Ora sul tema interviene l'assessore alle attività economiche Juri Magrini: "Come Comune di Rimini da tempo stiamo monitorando l’evoluzione del fenomeno per cercare di capire quali potrebbero essere gli strumenti sotto il profilo normativo e fiscale che potrebbero contribuire a riequilibrare queste dinamiche: grazie all’approfondito lavoro di analisi e di studio degli uffici siamo in grado di presentare tre prime proposte che agiscono sotto l’aspetto normativo e fiscale per arginare la fuoriuscita di abitazioni dal mercato delle locazioni residenziali pur garantendo anche ai grandi portali di home sharing di operare e andando al contempo ad ampliare le azioni di contrasto all’evasione dell’imposta di soggiorno".

Le proposte

"La prima azione riguarda la presentazione di un emendamento al decreto legge 50/2017 (art. 4 Regime fiscale delle locazioni brevi).

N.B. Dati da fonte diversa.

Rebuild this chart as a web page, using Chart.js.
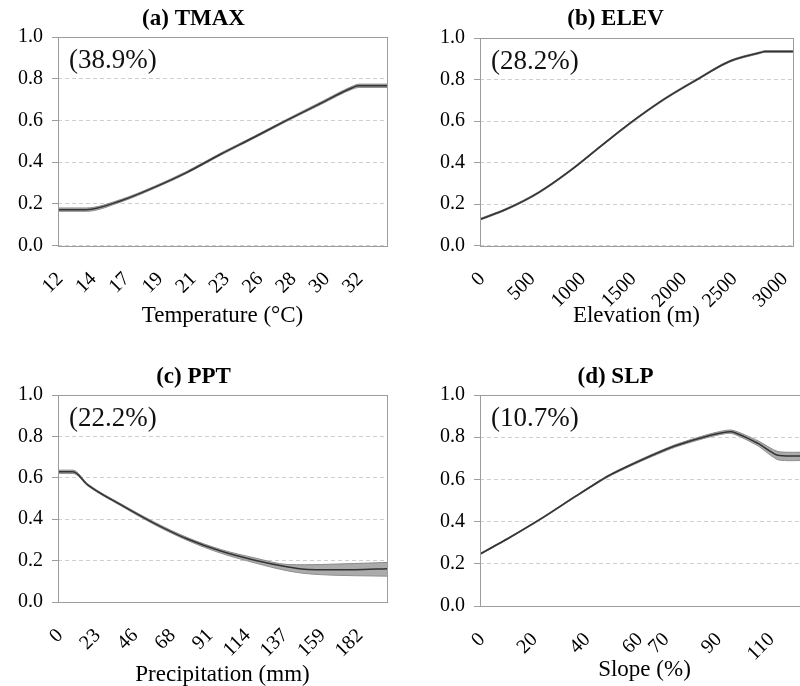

A oggi il reddito che deriva dalle locazioni brevi è assoggettabile alla cedolare secca (21%) fino a un numero massimo di quattro appartamenti, che consente quindi un significativo risparmio di Irpef. L’emendamento che ipotizziamo restringerebbe l’applicazione della cedolare secca a una sola abitazione, riequilibrando quindi il beneficio fiscale. Paradossalmente, gli affitti brevi creano una disuguaglianza economica: la società Nomisma ha calcolato che bastano 120 giorni di locazioni brevi per guadagnare l’equivalente di un anno in affitti a medio termine", spiega Magrini.  

"La seconda azione coinvolgerebbe la Regione Emilia Romagna intervenendo in due direzioni: a) attribuendo, così come già avviene in altre regioni, il codice identificativo che viene attribuito alle strutture ricettive anche agli immobili destinati a locazione breve, meccanismo utile per il recupero dell’evasione dell’imposta di soggiorno e dell’Irpef; b) modificare la L.R. 16/2004 per diminuire il numero degli appartamenti affittabili in regime privatistico da tre a uno e per togliere il divieto, per gli appartamenti ammobiliati ad uso turistico, di farsi pubblicità che potrebbe quindi portare all'emersione dei locatori brevi che ora evitano di dichiararsi al Suap".  

"Queste proposte possono affiancarsi a quella presentata solo poche settimane fa a Venezia dalla rete Ata (Alta Tensione Abitativa) che si fonda su alcuni principi di base come limitare il numero di immobili dati in locazione breve, attribuire ai comuni la facoltà (e non l’obbligo) di individuare limiti e zone dove applicarli, evitare l’aggregazione di autorizzazioni in capo a un singolo soggetto e garantire comunque l’esercizio delle attività che non hanno un impatto sulla residenzialità e che sono realmente riconducibili alla sharing economy (come nel caso dell’affitto di singole stanze o intere case) per un massimo di 90 giorni".   

"Qualcosa si può fare anche attraverso regolamenti comunali, come abbiamo già fatto peraltro nella manovra finanziaria di quest’anno, andando a ridurre l’Imu per il canone concordato per agevolare i proprietari degli immobili o aumentare il fondo di garanzia per i locatori", conclude Magrini.